--- TASK PROMPT ---
Restate each line word for word. Leave out every picture.

--- DATA SHOWN ---
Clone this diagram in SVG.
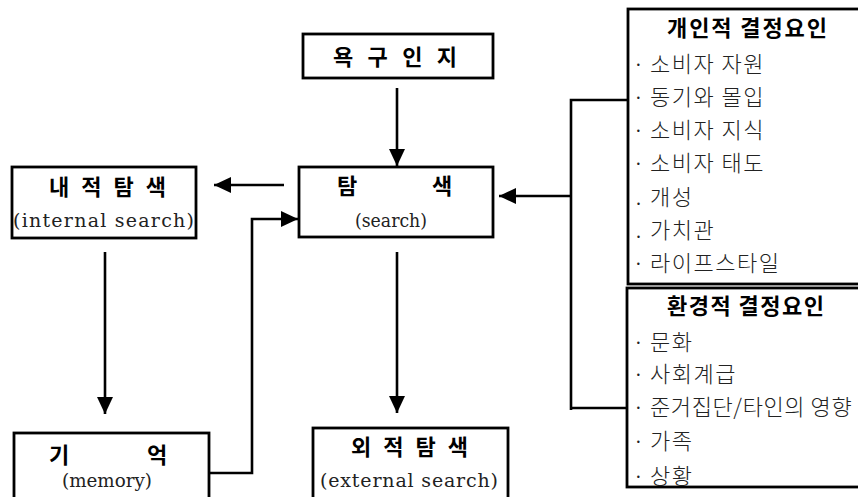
<svg xmlns="http://www.w3.org/2000/svg" width="858" height="497" viewBox="0 0 858 497">
  <style>
    .box { fill: #ffffff; stroke: #000000; stroke-width: 2.8; }
    .ttl { font-family: "Noto Sans CJK KR", "DejaVu Sans", sans-serif; font-weight: 700; font-size: 22px; fill: #000000; }
    .en { font-family: "DejaVu Serif", "Liberation Serif", serif; font-size: 19px; fill: #222222; }
    .item { font-family: "Noto Sans CJK KR", "DejaVu Sans", sans-serif; font-weight: 300; font-size: 22px; letter-spacing: 1.5px; fill: #222222; }
    .dot { font-family: "Liberation Serif", serif; font-size: 20px; fill: #222222; }
    .wire { fill: none; stroke: #000000; stroke-width: 2.6; }
    .arrow { fill: none; stroke: #000000; stroke-width: 2.6; marker-end: url(#head); }
  </style>
  <defs>
    <marker id="head" markerUnits="userSpaceOnUse" markerWidth="18" markerHeight="16" refX="17" refY="8" orient="auto">
      <path d="M0,0 L17,8 L0,16 Z" fill="#000000"/>
    </marker>
  </defs>
  <rect width="858" height="497" fill="#ffffff"/>

  <!-- connectors -->
  <g id="connectors">
    <line class="arrow" x1="397" y1="88" x2="397" y2="166"/>
    <line class="arrow" x1="284" y1="185" x2="214" y2="185"/>
    <line class="arrow" x1="105" y1="252" x2="105" y2="414"/>
    <path class="arrow" d="M209,473 H252 V219 H298"/>
    <line class="arrow" x1="397" y1="252" x2="397" y2="413"/>
    <path class="wire" d="M628,100 H571 V410"/>
    <line class="wire" x1="570" y1="408" x2="627" y2="408"/>
    <line class="arrow" x1="571" y1="196" x2="499" y2="196"/>
  </g>

  <!-- need recognition -->
  <g id="need">
    <rect class="box" x="303" y="34" width="190" height="44"/>
    <text class="ttl" x="333" y="65" textLength="124" lengthAdjust="spacing">욕 구 인 지</text>
  </g>

  <!-- search -->
  <g id="search">
    <rect class="box" x="299" y="167" width="194" height="70"/>
    <text class="ttl" x="337" y="194">탐</text>
    <text class="ttl" x="432" y="194">색</text>
    <text class="en" x="355" y="227" textLength="72" lengthAdjust="spacingAndGlyphs">(search)</text>
  </g>

  <!-- internal search -->
  <g id="internal">
    <rect class="box" x="12" y="167" width="184" height="71"/>
    <text class="ttl" x="49" y="194.5" textLength="117" lengthAdjust="spacing">내 적 탐 색</text>
    <text class="en" x="13" y="227" textLength="181" lengthAdjust="spacing">(internal search)</text>
  </g>

  <!-- memory -->
  <g id="memory">
    <rect class="box" x="14" y="433" width="195" height="70"/>
    <text class="ttl" x="49" y="462.5">기</text>
    <text class="ttl" x="147" y="462.5">억</text>
    <text class="en" x="62" y="487" textLength="90" lengthAdjust="spacingAndGlyphs">(memory)</text>
  </g>

  <!-- external search -->
  <g id="external">
    <rect class="box" x="313" y="428" width="195" height="75"/>
    <text class="ttl" x="351" y="454.5" textLength="117" lengthAdjust="spacing">외 적 탐 색</text>
    <text class="en" x="320" y="487" textLength="178" lengthAdjust="spacing">(external search)</text>
  </g>

  <!-- personal factors -->
  <g id="personal">
    <rect class="box" x="628" y="9" width="240" height="275"/>
    <text class="ttl" x="667" y="36" textLength="160" lengthAdjust="spacing">개인적 결정요인</text>
    <text class="dot" x="635" y="72">·</text>
    <text class="item" x="650" y="72">소비자 자원</text>
    <text class="dot" x="635" y="105">·</text>
    <text class="item" x="650" y="105">동기와 몰입</text>
    <text class="dot" x="635" y="138">·</text>
    <text class="item" x="650" y="138">소비자 지식</text>
    <text class="dot" x="635" y="171">·</text>
    <text class="item" x="650" y="171">소비자 태도</text>
    <text class="dot" x="636" y="205">.</text>
    <text class="item" x="650" y="205">개성</text>
    <text class="dot" x="636" y="238">.</text>
    <text class="item" x="650" y="238">가치관</text>
    <text class="dot" x="635" y="271">·</text>
    <text class="item" x="650" y="271">라이프스타일</text>
  </g>

  <!-- environmental factors -->
  <g id="environmental">
    <rect class="box" x="627" y="288" width="240" height="199"/>
    <text class="ttl" x="667" y="314" textLength="157" lengthAdjust="spacing">환경적 결정요인</text>
    <text class="dot" x="635" y="350">·</text>
    <text class="item" x="650" y="350">문화</text>
    <text class="dot" x="635" y="382">·</text>
    <text class="item" x="650" y="382">사회계급</text>
    <text class="dot" x="635" y="415">·</text>
    <text class="item" x="650" y="415" style="letter-spacing:0.6px">준거집단/타인의 영향</text>
    <text class="dot" x="635" y="449">·</text>
    <text class="item" x="650" y="449">가족</text>
    <text class="dot" x="635" y="484">·</text>
    <text class="item" x="650" y="484">상황</text>
  </g>
</svg>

--- FINISHED ANSWER ---
Clone this diagram in SVG.
<svg xmlns="http://www.w3.org/2000/svg" width="858" height="497" viewBox="0 0 858 497">
  <style>
    .box { fill: #ffffff; stroke: #000000; stroke-width: 2.8; }
    .ttl { font-family: "Noto Sans CJK KR", "DejaVu Sans", sans-serif; font-weight: 700; font-size: 22px; fill: #000000; }
    .en { font-family: "DejaVu Serif", "Liberation Serif", serif; font-size: 19px; fill: #222222; }
    .item { font-family: "Noto Sans CJK KR", "DejaVu Sans", sans-serif; font-weight: 300; font-size: 22px; letter-spacing: 1.5px; fill: #222222; }
    .dot { font-family: "Liberation Serif", serif; font-size: 20px; fill: #222222; }
    .wire { fill: none; stroke: #000000; stroke-width: 2.6; }
    .arrow { fill: none; stroke: #000000; stroke-width: 2.6; marker-end: url(#head); }
  </style>
  <defs>
    <marker id="head" markerUnits="userSpaceOnUse" markerWidth="18" markerHeight="16" refX="17" refY="8" orient="auto">
      <path d="M0,0 L17,8 L0,16 Z" fill="#000000"/>
    </marker>
  </defs>
  <rect width="858" height="497" fill="#ffffff"/>

  <!-- connectors -->
  <g id="connectors">
    <line class="arrow" x1="397" y1="88" x2="397" y2="166"/>
    <line class="arrow" x1="284" y1="185" x2="214" y2="185"/>
    <line class="arrow" x1="105" y1="252" x2="105" y2="414"/>
    <path class="arrow" d="M209,473 H252 V219 H298"/>
    <line class="arrow" x1="397" y1="252" x2="397" y2="413"/>
    <path class="wire" d="M628,100 H571 V410"/>
    <line class="wire" x1="570" y1="408" x2="627" y2="408"/>
    <line class="arrow" x1="571" y1="196" x2="499" y2="196"/>
  </g>

  <!-- need recognition -->
  <g id="need">
    <rect class="box" x="303" y="34" width="190" height="44"/>
    <text class="ttl" x="333" y="65" textLength="124" lengthAdjust="spacing">욕 구 인 지</text>
  </g>

  <!-- search -->
  <g id="search">
    <rect class="box" x="299" y="167" width="194" height="70"/>
    <text class="ttl" x="337" y="194">탐</text>
    <text class="ttl" x="432" y="194">색</text>
    <text class="en" x="355" y="227" textLength="72" lengthAdjust="spacingAndGlyphs">(search)</text>
  </g>

  <!-- internal search -->
  <g id="internal">
    <rect class="box" x="12" y="167" width="184" height="71"/>
    <text class="ttl" x="49" y="194.5" textLength="117" lengthAdjust="spacing">내 적 탐 색</text>
    <text class="en" x="13" y="227" textLength="181" lengthAdjust="spacing">(internal search)</text>
  </g>

  <!-- memory -->
  <g id="memory">
    <rect class="box" x="14" y="433" width="195" height="70"/>
    <text class="ttl" x="49" y="462.5">기</text>
    <text class="ttl" x="147" y="462.5">억</text>
    <text class="en" x="62" y="487" textLength="90" lengthAdjust="spacingAndGlyphs">(memory)</text>
  </g>

  <!-- external search -->
  <g id="external">
    <rect class="box" x="313" y="428" width="195" height="75"/>
    <text class="ttl" x="351" y="454.5" textLength="117" lengthAdjust="spacing">외 적 탐 색</text>
    <text class="en" x="320" y="487" textLength="178" lengthAdjust="spacing">(external search)</text>
  </g>

  <!-- personal factors -->
  <g id="personal">
    <rect class="box" x="628" y="9" width="240" height="275"/>
    <text class="ttl" x="667" y="36" textLength="160" lengthAdjust="spacing">개인적 결정요인</text>
    <text class="dot" x="635" y="72">·</text>
    <text class="item" x="650" y="72">소비자 자원</text>
    <text class="dot" x="635" y="105">·</text>
    <text class="item" x="650" y="105">동기와 몰입</text>
    <text class="dot" x="635" y="138">·</text>
    <text class="item" x="650" y="138">소비자 지식</text>
    <text class="dot" x="635" y="171">·</text>
    <text class="item" x="650" y="171">소비자 태도</text>
    <text class="dot" x="636" y="205">.</text>
    <text class="item" x="650" y="205">개성</text>
    <text class="dot" x="636" y="238">.</text>
    <text class="item" x="650" y="238">가치관</text>
    <text class="dot" x="635" y="271">·</text>
    <text class="item" x="650" y="271">라이프스타일</text>
  </g>

  <!-- environmental factors -->
  <g id="environmental">
    <rect class="box" x="627" y="288" width="240" height="199"/>
    <text class="ttl" x="667" y="314" textLength="157" lengthAdjust="spacing">환경적 결정요인</text>
    <text class="dot" x="635" y="350">·</text>
    <text class="item" x="650" y="350">문화</text>
    <text class="dot" x="635" y="382">·</text>
    <text class="item" x="650" y="382">사회계급</text>
    <text class="dot" x="635" y="415">·</text>
    <text class="item" x="650" y="415" style="letter-spacing:0.6px">준거집단/타인의 영향</text>
    <text class="dot" x="635" y="449">·</text>
    <text class="item" x="650" y="449">가족</text>
    <text class="dot" x="635" y="484">·</text>
    <text class="item" x="650" y="484">상황</text>
  </g>
</svg>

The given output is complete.